** Records for this exercise **
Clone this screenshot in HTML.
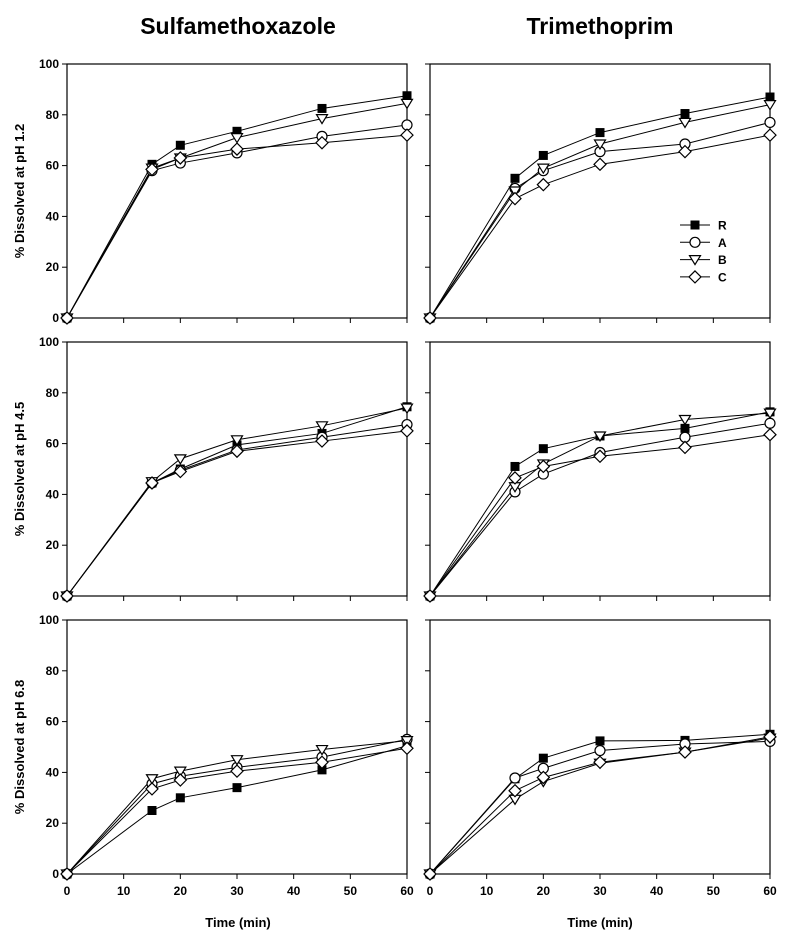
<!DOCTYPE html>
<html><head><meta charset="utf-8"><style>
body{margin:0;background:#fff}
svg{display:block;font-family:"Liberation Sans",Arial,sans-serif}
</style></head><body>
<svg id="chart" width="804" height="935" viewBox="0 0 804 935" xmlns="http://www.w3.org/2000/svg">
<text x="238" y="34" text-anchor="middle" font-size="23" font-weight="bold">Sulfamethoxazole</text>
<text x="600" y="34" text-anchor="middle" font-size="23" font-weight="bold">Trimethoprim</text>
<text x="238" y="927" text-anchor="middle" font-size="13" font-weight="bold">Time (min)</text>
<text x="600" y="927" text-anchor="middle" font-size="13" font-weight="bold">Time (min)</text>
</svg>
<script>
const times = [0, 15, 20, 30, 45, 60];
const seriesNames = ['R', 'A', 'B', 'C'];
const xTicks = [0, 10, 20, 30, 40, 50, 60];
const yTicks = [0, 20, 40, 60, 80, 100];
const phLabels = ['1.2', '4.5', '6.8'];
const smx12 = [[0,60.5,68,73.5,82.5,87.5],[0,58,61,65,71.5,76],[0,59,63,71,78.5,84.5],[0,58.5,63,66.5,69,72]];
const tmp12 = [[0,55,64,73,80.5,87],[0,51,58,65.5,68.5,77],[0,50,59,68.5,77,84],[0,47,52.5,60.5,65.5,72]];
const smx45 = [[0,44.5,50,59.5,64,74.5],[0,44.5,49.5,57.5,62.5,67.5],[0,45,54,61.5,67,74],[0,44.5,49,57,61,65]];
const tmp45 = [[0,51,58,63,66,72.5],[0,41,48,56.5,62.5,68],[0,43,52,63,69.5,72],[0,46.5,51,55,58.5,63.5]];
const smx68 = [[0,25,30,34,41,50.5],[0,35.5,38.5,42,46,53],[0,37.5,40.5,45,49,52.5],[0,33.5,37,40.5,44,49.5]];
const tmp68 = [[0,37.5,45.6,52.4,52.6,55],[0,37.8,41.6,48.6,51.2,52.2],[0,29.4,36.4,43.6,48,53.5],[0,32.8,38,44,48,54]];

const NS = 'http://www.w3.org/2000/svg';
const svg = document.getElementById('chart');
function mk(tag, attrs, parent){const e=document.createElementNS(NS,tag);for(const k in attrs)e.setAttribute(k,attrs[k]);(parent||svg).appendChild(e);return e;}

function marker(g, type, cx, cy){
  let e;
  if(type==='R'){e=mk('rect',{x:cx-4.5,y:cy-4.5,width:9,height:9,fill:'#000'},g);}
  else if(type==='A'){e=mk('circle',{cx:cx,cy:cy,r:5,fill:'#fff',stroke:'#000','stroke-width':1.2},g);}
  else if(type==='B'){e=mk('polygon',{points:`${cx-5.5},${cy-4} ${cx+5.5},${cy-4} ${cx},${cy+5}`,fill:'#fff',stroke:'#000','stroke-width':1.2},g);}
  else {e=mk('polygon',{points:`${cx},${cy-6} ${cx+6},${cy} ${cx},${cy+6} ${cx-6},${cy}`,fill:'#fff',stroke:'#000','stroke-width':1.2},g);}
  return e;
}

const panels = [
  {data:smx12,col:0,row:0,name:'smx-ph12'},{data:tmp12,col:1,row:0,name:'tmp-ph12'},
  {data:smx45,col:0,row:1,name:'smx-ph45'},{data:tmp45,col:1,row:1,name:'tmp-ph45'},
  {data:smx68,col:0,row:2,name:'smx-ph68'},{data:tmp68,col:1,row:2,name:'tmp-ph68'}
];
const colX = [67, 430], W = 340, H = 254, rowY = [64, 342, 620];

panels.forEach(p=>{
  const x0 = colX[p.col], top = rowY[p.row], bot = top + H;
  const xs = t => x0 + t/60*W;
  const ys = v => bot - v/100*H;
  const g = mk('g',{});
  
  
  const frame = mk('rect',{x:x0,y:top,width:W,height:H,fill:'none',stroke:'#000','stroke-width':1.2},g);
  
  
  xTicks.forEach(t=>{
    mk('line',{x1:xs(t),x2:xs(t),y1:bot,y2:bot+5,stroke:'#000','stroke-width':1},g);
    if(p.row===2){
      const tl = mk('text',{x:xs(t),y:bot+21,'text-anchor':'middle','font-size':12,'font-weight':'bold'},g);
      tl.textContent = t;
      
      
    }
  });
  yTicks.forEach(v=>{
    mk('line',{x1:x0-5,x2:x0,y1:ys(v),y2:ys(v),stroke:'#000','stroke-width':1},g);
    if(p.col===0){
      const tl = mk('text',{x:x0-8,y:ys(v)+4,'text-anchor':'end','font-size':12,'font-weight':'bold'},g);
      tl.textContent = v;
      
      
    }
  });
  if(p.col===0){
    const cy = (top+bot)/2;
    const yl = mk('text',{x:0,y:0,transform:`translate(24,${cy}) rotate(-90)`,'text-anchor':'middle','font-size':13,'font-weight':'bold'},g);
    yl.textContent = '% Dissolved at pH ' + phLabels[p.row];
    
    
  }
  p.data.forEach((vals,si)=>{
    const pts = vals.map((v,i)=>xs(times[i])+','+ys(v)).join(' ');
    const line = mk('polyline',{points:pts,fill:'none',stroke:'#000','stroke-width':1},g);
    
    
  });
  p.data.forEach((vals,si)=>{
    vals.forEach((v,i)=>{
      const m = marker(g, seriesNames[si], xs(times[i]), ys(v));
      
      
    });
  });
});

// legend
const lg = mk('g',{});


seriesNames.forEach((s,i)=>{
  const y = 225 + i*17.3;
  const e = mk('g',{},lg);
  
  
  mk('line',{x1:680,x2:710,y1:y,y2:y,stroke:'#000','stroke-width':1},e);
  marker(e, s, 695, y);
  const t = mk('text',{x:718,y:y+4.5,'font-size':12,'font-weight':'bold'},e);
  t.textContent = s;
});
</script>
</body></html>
--
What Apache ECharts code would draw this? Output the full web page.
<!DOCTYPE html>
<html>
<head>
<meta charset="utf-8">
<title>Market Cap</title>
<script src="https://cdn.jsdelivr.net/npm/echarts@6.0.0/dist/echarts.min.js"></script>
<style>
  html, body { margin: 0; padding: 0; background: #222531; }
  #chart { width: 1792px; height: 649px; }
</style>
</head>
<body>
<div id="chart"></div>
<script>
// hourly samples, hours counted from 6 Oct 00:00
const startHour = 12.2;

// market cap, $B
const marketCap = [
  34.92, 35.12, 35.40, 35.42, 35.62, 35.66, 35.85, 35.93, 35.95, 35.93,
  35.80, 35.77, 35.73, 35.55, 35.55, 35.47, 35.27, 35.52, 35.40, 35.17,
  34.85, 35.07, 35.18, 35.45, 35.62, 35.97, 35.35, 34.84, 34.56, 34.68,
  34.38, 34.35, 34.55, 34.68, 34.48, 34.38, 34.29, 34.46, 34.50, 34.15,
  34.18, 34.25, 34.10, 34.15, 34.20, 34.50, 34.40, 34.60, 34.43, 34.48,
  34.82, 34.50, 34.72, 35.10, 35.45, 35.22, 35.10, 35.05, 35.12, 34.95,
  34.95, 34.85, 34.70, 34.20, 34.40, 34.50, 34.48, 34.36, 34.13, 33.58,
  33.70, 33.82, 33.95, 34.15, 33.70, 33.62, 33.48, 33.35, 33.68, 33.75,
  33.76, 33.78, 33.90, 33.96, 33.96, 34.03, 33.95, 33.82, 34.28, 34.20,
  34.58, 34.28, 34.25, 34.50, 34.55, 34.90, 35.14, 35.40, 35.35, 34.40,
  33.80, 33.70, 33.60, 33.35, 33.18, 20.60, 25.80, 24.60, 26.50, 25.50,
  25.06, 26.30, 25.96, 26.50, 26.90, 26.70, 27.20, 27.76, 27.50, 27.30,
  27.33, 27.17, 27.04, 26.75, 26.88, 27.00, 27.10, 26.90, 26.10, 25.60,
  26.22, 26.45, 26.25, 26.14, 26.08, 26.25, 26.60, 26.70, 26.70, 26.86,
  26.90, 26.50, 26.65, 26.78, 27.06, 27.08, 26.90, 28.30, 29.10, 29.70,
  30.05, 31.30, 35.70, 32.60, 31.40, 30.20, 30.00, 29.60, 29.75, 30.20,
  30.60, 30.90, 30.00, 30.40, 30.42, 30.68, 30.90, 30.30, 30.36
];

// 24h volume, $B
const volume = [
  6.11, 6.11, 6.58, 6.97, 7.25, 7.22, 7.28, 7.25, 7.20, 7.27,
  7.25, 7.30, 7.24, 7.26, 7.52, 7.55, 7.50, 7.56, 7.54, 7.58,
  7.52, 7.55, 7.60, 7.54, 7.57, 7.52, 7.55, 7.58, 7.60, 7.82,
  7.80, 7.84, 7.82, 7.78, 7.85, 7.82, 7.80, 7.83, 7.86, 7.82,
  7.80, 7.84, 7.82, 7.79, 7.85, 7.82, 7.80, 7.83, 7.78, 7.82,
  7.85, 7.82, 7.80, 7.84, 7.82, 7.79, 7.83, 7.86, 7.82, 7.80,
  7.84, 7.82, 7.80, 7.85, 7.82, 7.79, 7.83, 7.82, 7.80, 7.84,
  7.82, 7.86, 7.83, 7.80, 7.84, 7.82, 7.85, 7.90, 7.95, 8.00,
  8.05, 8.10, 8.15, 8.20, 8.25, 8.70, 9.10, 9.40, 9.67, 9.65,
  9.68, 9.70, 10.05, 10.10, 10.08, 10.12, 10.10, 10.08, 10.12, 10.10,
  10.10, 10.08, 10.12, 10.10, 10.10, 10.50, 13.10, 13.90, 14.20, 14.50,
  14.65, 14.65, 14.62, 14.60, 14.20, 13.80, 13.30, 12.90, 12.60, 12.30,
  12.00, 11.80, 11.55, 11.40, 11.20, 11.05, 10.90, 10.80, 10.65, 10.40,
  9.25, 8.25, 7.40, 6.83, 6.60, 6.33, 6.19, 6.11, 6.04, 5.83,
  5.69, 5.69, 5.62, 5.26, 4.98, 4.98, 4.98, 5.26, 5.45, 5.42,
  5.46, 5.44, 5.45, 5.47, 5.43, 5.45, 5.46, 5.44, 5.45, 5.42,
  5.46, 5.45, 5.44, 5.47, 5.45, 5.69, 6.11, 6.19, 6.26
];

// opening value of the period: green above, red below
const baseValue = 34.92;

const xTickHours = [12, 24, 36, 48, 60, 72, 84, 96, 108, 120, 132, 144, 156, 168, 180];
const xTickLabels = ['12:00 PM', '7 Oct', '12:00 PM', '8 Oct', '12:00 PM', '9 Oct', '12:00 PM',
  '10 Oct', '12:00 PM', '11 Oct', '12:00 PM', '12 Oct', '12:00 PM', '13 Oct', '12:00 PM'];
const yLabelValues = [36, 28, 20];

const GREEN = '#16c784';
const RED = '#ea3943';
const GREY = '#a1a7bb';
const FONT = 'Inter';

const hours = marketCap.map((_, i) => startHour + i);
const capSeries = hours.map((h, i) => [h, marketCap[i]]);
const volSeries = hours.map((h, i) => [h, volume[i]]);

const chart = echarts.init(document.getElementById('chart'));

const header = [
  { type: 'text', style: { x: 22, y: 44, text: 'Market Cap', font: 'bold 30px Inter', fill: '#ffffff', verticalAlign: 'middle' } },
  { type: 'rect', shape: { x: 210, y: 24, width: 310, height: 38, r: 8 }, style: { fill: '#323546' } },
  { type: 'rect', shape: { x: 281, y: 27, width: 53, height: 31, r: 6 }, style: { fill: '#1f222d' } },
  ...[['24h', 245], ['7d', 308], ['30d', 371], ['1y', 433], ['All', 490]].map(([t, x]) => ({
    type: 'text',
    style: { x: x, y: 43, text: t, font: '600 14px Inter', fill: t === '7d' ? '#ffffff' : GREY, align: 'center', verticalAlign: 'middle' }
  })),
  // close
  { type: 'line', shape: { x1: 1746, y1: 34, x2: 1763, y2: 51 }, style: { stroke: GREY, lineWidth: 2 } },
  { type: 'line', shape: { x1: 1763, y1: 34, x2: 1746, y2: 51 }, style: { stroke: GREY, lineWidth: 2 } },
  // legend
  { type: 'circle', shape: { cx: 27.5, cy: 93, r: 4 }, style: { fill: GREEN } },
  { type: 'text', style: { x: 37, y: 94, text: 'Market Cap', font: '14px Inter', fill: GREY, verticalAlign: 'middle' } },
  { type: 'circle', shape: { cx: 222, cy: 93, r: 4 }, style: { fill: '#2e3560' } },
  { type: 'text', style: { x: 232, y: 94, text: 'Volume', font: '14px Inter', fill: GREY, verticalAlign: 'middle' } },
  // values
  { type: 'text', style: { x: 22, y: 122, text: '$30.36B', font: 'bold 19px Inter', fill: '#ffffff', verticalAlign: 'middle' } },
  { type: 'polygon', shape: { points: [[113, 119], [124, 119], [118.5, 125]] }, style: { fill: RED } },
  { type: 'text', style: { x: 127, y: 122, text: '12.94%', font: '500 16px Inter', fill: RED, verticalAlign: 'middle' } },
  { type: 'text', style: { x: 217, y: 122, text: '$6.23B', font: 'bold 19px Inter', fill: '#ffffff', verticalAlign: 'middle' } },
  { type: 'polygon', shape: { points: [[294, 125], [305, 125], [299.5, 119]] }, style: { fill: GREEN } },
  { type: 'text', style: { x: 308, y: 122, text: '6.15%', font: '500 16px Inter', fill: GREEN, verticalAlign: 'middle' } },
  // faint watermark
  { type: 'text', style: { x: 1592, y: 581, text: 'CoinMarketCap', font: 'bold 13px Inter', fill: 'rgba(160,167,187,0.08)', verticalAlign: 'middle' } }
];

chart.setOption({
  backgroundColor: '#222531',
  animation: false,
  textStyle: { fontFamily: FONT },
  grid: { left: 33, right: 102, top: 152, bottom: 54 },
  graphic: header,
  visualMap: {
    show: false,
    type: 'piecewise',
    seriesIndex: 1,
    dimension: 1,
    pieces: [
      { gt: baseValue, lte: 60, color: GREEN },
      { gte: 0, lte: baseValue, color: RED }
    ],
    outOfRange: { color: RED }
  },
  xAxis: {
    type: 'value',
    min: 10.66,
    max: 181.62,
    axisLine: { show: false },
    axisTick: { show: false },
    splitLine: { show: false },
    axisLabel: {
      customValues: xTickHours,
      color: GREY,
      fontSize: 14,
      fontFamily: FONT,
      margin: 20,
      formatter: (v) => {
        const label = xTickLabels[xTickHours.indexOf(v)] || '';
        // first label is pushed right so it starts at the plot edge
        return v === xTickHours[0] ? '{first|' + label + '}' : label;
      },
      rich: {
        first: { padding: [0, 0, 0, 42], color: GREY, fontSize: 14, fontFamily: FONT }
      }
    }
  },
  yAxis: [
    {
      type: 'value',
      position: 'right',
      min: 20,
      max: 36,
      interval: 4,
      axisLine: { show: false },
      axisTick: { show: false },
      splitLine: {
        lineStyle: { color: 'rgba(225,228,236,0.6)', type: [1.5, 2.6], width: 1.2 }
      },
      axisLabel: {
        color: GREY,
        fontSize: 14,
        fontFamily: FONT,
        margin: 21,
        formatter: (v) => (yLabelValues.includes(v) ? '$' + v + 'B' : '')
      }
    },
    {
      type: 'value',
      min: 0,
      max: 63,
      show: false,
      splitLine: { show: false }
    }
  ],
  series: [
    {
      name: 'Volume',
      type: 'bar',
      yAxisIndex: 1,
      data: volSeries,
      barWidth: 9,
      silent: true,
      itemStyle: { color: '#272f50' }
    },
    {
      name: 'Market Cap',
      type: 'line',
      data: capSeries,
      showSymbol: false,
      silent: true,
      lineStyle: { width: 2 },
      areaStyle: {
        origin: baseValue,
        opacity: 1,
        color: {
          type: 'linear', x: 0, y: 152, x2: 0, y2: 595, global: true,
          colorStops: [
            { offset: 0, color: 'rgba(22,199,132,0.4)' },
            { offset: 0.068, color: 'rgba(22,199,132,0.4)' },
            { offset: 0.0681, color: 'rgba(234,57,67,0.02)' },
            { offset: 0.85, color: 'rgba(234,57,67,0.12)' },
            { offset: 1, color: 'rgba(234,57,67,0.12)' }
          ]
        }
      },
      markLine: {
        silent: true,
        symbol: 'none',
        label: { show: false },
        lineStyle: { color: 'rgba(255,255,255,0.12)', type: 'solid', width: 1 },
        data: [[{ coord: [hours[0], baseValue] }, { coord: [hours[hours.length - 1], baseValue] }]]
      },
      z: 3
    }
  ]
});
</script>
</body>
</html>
==
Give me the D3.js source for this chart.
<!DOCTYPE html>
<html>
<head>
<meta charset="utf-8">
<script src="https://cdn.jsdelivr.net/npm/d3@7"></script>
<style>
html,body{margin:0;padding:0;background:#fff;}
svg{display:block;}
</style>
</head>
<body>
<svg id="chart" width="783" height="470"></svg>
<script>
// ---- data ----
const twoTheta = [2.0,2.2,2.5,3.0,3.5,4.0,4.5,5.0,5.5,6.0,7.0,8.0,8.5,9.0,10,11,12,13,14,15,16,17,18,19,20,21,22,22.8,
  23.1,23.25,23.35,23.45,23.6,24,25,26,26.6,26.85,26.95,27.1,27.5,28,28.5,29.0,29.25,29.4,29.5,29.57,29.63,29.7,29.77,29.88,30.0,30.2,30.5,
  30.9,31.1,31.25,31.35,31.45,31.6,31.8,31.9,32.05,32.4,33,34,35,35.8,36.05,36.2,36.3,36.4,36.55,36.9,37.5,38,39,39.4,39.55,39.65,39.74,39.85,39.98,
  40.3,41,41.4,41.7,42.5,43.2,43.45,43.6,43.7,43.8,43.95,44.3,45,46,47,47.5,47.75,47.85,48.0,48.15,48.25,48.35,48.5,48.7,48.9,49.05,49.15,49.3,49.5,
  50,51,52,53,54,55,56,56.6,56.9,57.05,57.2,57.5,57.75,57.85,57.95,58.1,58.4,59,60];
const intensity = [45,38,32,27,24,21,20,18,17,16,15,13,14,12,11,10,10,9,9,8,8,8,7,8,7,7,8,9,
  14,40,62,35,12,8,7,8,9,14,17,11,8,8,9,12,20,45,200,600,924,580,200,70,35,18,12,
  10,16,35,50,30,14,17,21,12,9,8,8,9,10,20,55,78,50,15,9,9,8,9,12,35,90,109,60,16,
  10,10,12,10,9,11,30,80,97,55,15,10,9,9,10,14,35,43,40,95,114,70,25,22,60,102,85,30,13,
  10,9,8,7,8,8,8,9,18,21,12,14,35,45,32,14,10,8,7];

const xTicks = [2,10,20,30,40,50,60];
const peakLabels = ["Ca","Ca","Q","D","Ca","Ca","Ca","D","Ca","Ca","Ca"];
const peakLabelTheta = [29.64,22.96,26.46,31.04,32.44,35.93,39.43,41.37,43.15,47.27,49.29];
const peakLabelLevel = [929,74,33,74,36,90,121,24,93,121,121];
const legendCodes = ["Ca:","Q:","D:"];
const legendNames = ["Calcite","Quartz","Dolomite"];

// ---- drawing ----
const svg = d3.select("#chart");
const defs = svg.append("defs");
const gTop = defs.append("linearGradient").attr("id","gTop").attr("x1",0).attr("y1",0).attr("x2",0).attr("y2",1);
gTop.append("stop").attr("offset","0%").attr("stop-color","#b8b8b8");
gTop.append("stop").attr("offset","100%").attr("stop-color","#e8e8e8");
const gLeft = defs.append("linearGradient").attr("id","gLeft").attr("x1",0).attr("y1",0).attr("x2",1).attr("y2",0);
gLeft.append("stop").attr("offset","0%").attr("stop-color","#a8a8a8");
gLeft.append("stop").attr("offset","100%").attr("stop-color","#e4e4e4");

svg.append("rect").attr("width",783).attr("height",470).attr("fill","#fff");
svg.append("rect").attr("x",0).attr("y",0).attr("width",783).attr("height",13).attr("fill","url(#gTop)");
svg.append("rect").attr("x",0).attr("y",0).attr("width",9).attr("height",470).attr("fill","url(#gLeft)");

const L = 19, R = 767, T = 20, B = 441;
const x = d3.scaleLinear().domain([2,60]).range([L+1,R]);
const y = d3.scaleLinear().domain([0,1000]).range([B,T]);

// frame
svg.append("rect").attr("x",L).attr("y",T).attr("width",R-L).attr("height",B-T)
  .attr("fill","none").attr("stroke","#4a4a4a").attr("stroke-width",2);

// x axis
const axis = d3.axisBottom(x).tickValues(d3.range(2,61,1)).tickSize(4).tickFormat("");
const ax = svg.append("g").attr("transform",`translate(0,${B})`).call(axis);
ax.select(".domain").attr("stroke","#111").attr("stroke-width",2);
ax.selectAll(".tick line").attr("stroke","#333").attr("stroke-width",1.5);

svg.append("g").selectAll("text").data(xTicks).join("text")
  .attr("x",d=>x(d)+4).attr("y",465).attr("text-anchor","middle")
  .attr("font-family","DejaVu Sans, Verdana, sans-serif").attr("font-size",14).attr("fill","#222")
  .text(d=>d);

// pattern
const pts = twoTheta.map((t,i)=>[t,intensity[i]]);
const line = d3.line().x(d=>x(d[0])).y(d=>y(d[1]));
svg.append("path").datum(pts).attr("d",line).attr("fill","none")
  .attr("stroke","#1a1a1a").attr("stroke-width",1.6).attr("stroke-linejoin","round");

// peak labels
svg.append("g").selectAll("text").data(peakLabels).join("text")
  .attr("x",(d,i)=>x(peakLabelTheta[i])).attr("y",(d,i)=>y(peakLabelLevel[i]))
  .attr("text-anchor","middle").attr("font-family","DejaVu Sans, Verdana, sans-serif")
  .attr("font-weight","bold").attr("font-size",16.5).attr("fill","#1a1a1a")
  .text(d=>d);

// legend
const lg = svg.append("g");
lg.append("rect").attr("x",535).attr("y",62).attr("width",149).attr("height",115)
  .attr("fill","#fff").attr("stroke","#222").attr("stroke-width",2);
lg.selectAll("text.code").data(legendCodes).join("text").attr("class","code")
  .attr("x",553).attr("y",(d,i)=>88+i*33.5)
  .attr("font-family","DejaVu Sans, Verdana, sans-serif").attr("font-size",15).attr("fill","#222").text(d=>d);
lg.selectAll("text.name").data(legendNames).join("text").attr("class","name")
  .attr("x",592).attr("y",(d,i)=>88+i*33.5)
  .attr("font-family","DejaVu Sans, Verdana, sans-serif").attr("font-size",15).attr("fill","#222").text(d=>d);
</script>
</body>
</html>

** Your task **
Repeat exactly the lines from the one containing "What Apache ECharts" to the one containing "const startHour = 12.2;", both lines included, and nothing else.

** Answer to the problem **
What Apache ECharts code would draw this? Output the full web page.
<!DOCTYPE html>
<html>
<head>
<meta charset="utf-8">
<title>Market Cap</title>
<script src="https://cdn.jsdelivr.net/npm/echarts@6.0.0/dist/echarts.min.js"></script>
<style>
  html, body { margin: 0; padding: 0; background: #222531; }
  #chart { width: 1792px; height: 649px; }
</style>
</head>
<body>
<div id="chart"></div>
<script>
// hourly samples, hours counted from 6 Oct 00:00
const startHour = 12.2;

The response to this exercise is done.